Being on the verge of finally completing Final Fantasy for NES, in the midst of Final Fantasy VII for Playstation, and having just finished Mass Effect 3 for PC, I've been thinking recently about how RPGs have developed over time. Having played RPGs from pretty much every gaming generation, I can safely and adamantly claim that (in my opinion) old RPGs are by far the best. Don't get me wrong, I LOVE the exploration involved in Fallout: New Vegas and Mass Effect 2 (yeah, Mass Effect 3, too, but it wasn't nearly as good), but older RPGs are just more...I don't know. They just feel better to me. Those in the middle - 5th and 6th generation RPGs - are sort of in that middle area. Don't get me wrong, I love them and all (who WOULDN'T love Final Fantasy VII?), but they don't quite have that special "something" that old RPGs have and haven't quite developed the epic depth of new RPGs.
I insist that this is one of the greatest RPGs of all time. It made my Master System great in a way that I never expected. What makes Phantasy Star stand out from the other greats of the 3rd generation like Final Fantasy and Dragon Warrior was the way they did dungeons.
Each dungeon in Phantasy Star was a first person labyrinth like that. For an 8-bit cartridge that could only hold about half of one megabyte, it's incredible, and it gave the dungeons a depth that you really didn't see until the 3D polygon graphic style of the Nintendo 64 and Playstation. This game, more so than any other that I've ever played, truly showed off how much stronger the Master System's hardware was than that of the NES. Let's not forget about the giant of that generation that kicked off a series that is still alive and well over a quarter century later.
Final Fantasy - the quintessential fantasy RPG series. It has seen no rival in popularity, and for good reason. This game threw you into a world about which you knew almost nothing and gave you nothing. You had to search and work for every clue as to what to do next and where to go. I'll admit it up front; I couldn't do it without a strategy guide. At the time that I'm writing this, I'm still stuck on the last dungeon. Square really got it right with this game. There are a lot of bugs in it that showed how desperate the company was at the time, but when push came to shove for Square financially, they shoved back with a force not seen again until the Wii turned around Nintendo's bad luck streak with consoles.
But let's get back to the real topic of this - retro RPGs as a lost art. I can't put my finger on what it is that made them so much better to me. Maybe it's because they were so much more brutally difficult than most RPGs today.
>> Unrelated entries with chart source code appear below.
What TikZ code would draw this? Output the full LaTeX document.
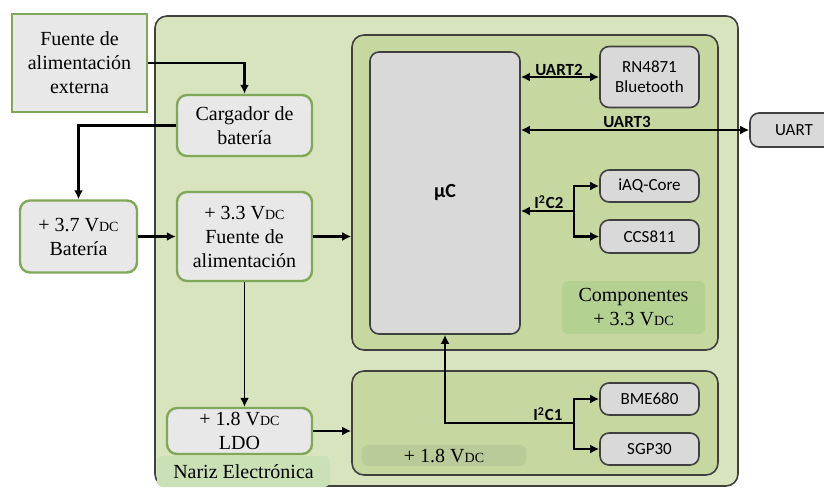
\documentclass[tikz,border=0pt]{standalone}
\usepackage{fontspec}
\setmainfont{Liberation Serif}
\newfontfamily\calibri{Carlito}
\usetikzlibrary{shapes, arrows.meta}
\definecolor{outergreen}{RGB}{215,228,190}
\definecolor{innergreen}{RGB}{198,216,160}
\definecolor{labelgreen}{RGB}{181,209,146}
\definecolor{lowlabel}{RGB}{186,203,154}
\definecolor{narizgreen}{RGB}{201,225,180}
\definecolor{boxgray}{RGB}{232,232,232}
\definecolor{chipgray}{RGB}{217,217,217}
\definecolor{edgegreen}{RGB}{128,168,88}
\definecolor{edgedark}{RGB}{64,64,64}
\tikzstyle{block}=[draw=edgegreen,fill=boxgray,rectangle,rounded corners=5pt,align=center,font=\fontsize{10}{12}\selectfont,inner sep=0pt]
\tikzstyle{chip}=[draw=edgedark,line width=0.8pt,fill=chipgray,rectangle,rounded corners=4.5pt,align=center,font=\calibri\fontsize{8.5}{10}\selectfont,inner sep=0pt,minimum width=49.5pt]
\tikzstyle{frame}=[draw=edgedark,line width=0.8pt,rectangle,rounded corners=6pt,inner sep=0pt]
\tikzstyle{tag}=[rectangle,rounded corners=3pt,align=center,font=\fontsize{10}{12}\selectfont,inner sep=0pt]
\tikzstyle{bus}=[font=\calibri\bfseries\fontsize{8.5}{10}\selectfont,inner sep=0pt]
\newcommand{\vdc}{V{\fontsize{7}{8}\selectfont DC}}

\begin{document}
\begin{tikzpicture}[x=0.5pt,y=-0.5pt,>={Latex[length=4.5pt,width=4.5pt]},line width=1.2pt]
    \useasboundingbox (0,0) rectangle (824,487);
    % frames
    \node[frame, fill=outergreen, minimum width=291.5pt, minimum height=235pt] (nose) at (446.5,251) {};
    \node[frame, fill=innergreen, minimum width=183pt, minimum height=157.5pt] (comp) at (535,192.5) {};
    \node[frame, fill=innergreen, minimum width=183pt, minimum height=52pt] (low) at (535,423) {};
    \node[tag, fill=narizgreen, minimum width=86.5pt, minimum height=15.5pt] (nariz) at (243.5,471.5) {Nariz Electrónica};
    \node[tag, fill=labelgreen, minimum width=71.5pt, minimum height=26.5pt] (compl) at (633.5,307.5) {Componentes\\+ 3.3 \vdc};
    \node[tag, fill=lowlabel, minimum width=82pt, minimum height=10.5pt] (lowl) at (444,455.5) {+ 1.8 \vdc};
    % power blocks
    \node[block, rounded corners=0pt, minimum width=67.5pt, minimum height=49pt] (ext) at (79.5,63) {Fuente de\\alimentación\\externa};
    \node[block, minimum width=67.5pt, minimum height=30.5pt] (carg) at (244.5,125.5) {Cargador de\\batería};
    \node[block, minimum width=58.5pt, minimum height=36pt] (bat) at (78.5,236.5) {+ 3.7 \vdc\\Batería};
    \node[block, minimum width=67.5pt, minimum height=44.5pt] (fte) at (244.5,236.5) {+ 3.3 \vdc\\Fuente de\\alimentación};
    \node[block, minimum width=72.5pt, minimum height=23pt] (ldo) at (239.5,431) {+ 1.8 \vdc\\LDO};
    % chips
    \node[chip, minimum width=75pt, minimum height=141pt, font=\calibri\bfseries\fontsize{10}{12}\selectfont] (uc) at (445,193) {µC};
    \node[chip, minimum height=30.5pt] (rn) at (649.5,77) {RN4871\\Bluetooth};
    \node[chip, minimum width=44pt, minimum height=17pt] (uart) at (794,130) {UART};
    \node[chip, minimum height=16pt] (iaq) at (649.5,186) {iAQ-Core};
    \node[chip, minimum height=16.5pt] (ccs) at (649.5,236.5) {CCS811};
    \node[chip, minimum height=16pt] (bme) at (649.5,399) {BME680};
    \node[chip, minimum height=16pt] (sgp) at (649.5,449) {SGP30};
    % buses
    \coordinate (j2) at (574,211);
    \coordinate (j1) at (574,423);
    \node[bus] (u2) at (559,70) {UART2};
    \node[bus] (u3) at (627,122) {UART3};
    \node[bus] (i2) at (549,202) {I\textsuperscript{2}C2};
    \node[bus] (i1) at (548,414) {I\textsuperscript{2}C1};
    % arrows
    \draw[->] (ext.east) -| (carg.north);
    \draw[->] (carg.west) -| (bat.north);
    \draw[->] (bat.east) -- (fte.west);
    \draw[->] (fte.east) -- (fte.east -| comp.west);
    \draw[->, line width=0.8pt] (fte.south) -- (fte.south |- ldo.north);
    \draw[->] (ldo.east) -- (ldo.east -| low.west);
    \draw[<->] (uc.east |- rn.west) -- (rn.west);
    \draw[<->] (uc.east |- uart.west) -- (uart.west);
    \draw[->] (j2) -- (uc.east |- j2);
    \draw[->] (j2) |- (iaq.west);
    \draw[->] (j2) |- (ccs.west);
    \draw[->] (j1) -| (uc.south);
    \draw[->] (j1) |- (bme.west);
    \draw[->] (j1) |- (sgp.west);
\end{tikzpicture}
\end{document}
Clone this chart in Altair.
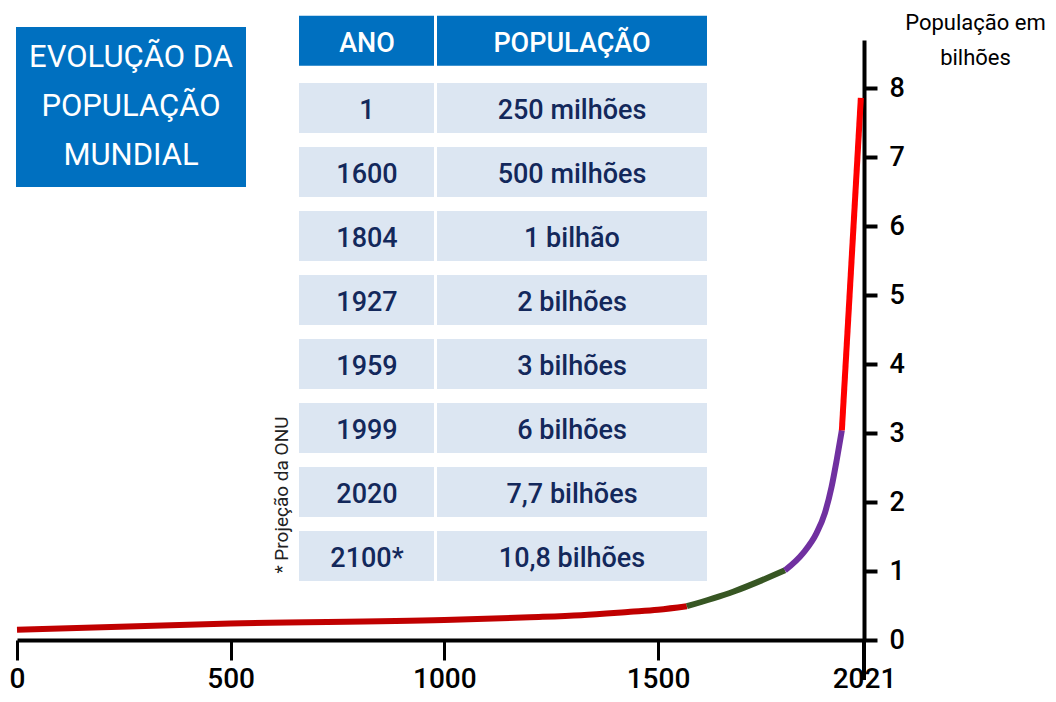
import altair as alt
import pandas as pd

# ---- data ----
seg1_years = [0, 500, 1000, 1200, 1320, 1435, 1500, 1573]
seg1_values = [0.15, 0.24, 0.29, 0.33, 0.36, 0.41, 0.44, 0.49]
seg2_years = [1573, 1690, 1821]
seg2_values = [0.49, 0.70, 1.01]
seg3_years = [1821, 1867, 1901, 1922, 1939, 1952, 1965]
seg3_values = [1.01, 1.26, 1.55, 1.84, 2.22, 2.61, 3.04]
seg4_years = [1965, 2013]
seg4_values = [3.04, 7.86]

seg_names = ["s1", "s2", "s3", "s4"]
seg_colors = ["#C00000", "#375623", "#7030A0", "#FF0000"]

table_header = ["ANO", "POPULAÇÃO"]
table_years = ["1", "1600", "1804", "1927", "1959", "1999", "2020", "2100*"]
table_pops = ["250 milhões", "500 milhões", "1 bilhão", "2 bilhões", "3 bilhões",
              "6 bilhões", "7,7 bilhões", "10,8 bilhões"]

x_ticks = [0, 500, 1000, 1500, 2021]
y_ticks = [0, 1, 2, 3, 4, 5, 6, 7, 8]
title_lines = ["EVOLUÇÃO DA", "POPULAÇÃO", "MUNDIAL"]
y_title = ["População em", "bilhões"]
note_text = "* Projeção da ONU"

FONT = "Roboto"
NAVY = "#13285B"
BLUE = "#0070C0"
LIGHT = "#DCE6F2"

# ---- tables ----
rows = []
for segname, ys, vs in zip(seg_names, [seg1_years, seg2_years, seg3_years, seg4_years],
                           [seg1_values, seg2_values, seg3_values, seg4_values]):
    for y, v in zip(ys, vs):
        rows.append({"year": y, "value": v, "seg": segname})
df_line = pd.DataFrame(rows)

df_table = pd.DataFrame({
    "row": [-0.05] + list(range(1, len(table_years) + 1)),
    "ano": [table_header[0]] + table_years,
    "pop": [table_header[1]] + table_pops,
    "hdr": [True] + [False] * len(table_years),
})

xscale = alt.Scale(domain=[0, 1500, 2021], range=[0, 641, 847], nice=False, zero=False)
yscale = alt.Scale(domain=[0, 8.7], nice=False, zero=True)
rowscale = alt.Scale(domain=[1, 8], range=[68, 516], nice=False, zero=False)

line = alt.Chart(df_line).mark_line(
    interpolate="monotone", strokeWidth=6, strokeCap="butt"
).encode(
    x=alt.X("year:Q", scale=xscale, axis=alt.Axis(
        values=x_ticks, format="d", title=None, grid=False,
        domainColor="black", domainWidth=4, tickColor="black", tickWidth=3, tickSize=20,
        labelFont=FONT, labelFontSize=28, labelFontWeight=500, labelColor="black",
        labelBaseline="alphabetic", labelPadding=27,
        labelFlush=False, labelOverlap=False)),
    y=alt.Y("value:Q", scale=yscale, axis=alt.Axis(
        orient="right", values=y_ticks, format="d", grid=False,
        title=y_title, titleAngle=0, titleX=111, titleY=-18, titleAlign="center",
        titleBaseline="middle", titleFont=FONT, titleFontSize=22, titleFontWeight="normal",
        titleLineHeight=35, titleColor="black",
        domainColor="black", domainWidth=4, tickColor="black", tickWidth=4, tickSize=13,
        labelFont=FONT, labelFontSize=27, labelFontWeight=500, labelColor="black",
        labelPadding=12)),
    color=alt.Color("seg:N", scale=alt.Scale(domain=seg_names, range=seg_colors), legend=None),
)

rule = alt.Chart(pd.DataFrame({"year": [x_ticks[-1]]})).mark_rule(
    color="black", strokeWidth=4
).encode(x=alt.X("year:Q", scale=xscale), y=alt.value(600), y2=alt.value(640))

box = alt.Chart(pd.DataFrame({"t": ["\n".join(title_lines)]})).mark_rect(color=BLUE).encode(
    x=alt.value(-1), x2=alt.value(229), y=alt.value(-13), y2=alt.value(147))
box_text = alt.Chart(pd.DataFrame({"t": ["\n".join(title_lines)]})).mark_text(
    font=FONT, fontSize=31, color="white", align="center", baseline="middle",
    lineBreak="\n", lineHeight=49
).encode(x=alt.value(114), y=alt.value(18), text="t:N")

note = alt.Chart(pd.DataFrame({"t": [note_text]})).mark_text(
    font=FONT, fontSize=19, color="#222222", angle=270, align="center", baseline="middle"
).encode(x=alt.value(265), y=alt.value(455), text="t:N")

tbase = alt.Chart(df_table).transform_calculate(
    top="datum.row - 0.39", bot="datum.row + 0.39")
fillc = alt.condition("datum.hdr", alt.value(BLUE), alt.value(LIGHT))
textc = alt.condition("datum.hdr", alt.value("white"), alt.value(NAVY))

ano_rect = tbase.mark_rect().encode(
    x=alt.value(282), x2=alt.value(417),
    y=alt.Y("top:Q", scale=rowscale, axis=None), y2="bot:Q", color=fillc)
pop_rect = tbase.mark_rect().encode(
    x=alt.value(420), x2=alt.value(690),
    y=alt.Y("top:Q", scale=rowscale, axis=None), y2="bot:Q", color=fillc)
ano_text = tbase.mark_text(font=FONT, fontSize=27, fontWeight=500, align="center",
                           baseline="middle", dy=3).encode(
    x=alt.value(350), y=alt.Y("row:Q", scale=rowscale, axis=None), text="ano:N", color=textc)
pop_text = tbase.mark_text(font=FONT, fontSize=27, fontWeight=500, align="center",
                           baseline="middle", dy=3).encode(
    x=alt.value(555), y=alt.Y("row:Q", scale=rowscale, axis=None), text="pop:N", color=textc)

chart = alt.layer(
    box, box_text, note, ano_rect, pop_rect, ano_text, pop_text, rule, line
).resolve_scale(y="independent").properties(
    width=847, height=600,
    padding={"left": 9, "top": 32, "right": 184, "bottom": 54},
    autosize=alt.AutoSizeParams(type="none"),
).configure_view(stroke=None)

chart.save("out.html", embed_options={"renderer": "svg", "actions": False})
They had to be; with such limited cartridge capacity, the only way to make a game last long enough to be worth the $50 you paid for it was to make it brutally difficult, hence the slang difficulty description "Nintendo hard." But is that really it? Perhaps is that they left so much up to the imagination. They only had 8-bit graphics, so you really had to imagine the details of each character and enemy. What voice capabilities were there were extremely limited and poor quality, so you had to imagine what dialogue would sound like. Perhaps it's that, because of that limited cartridge size, developers didn't flesh out a story as much as modern games do, again leaving it up to the imagination. Or maybe I'm just being nostalgic.
Don't get me wrong; modern RPGs deliver a story in a way more beautifully crafted and executed than most movies can. They give you a way to be whoever you want whenever you want in beautiful HD detail. I'm sure that there is no small group who would disagree with just about everything I've said, but I really do feel that retro RPGs had a certain magic that newer games have lost.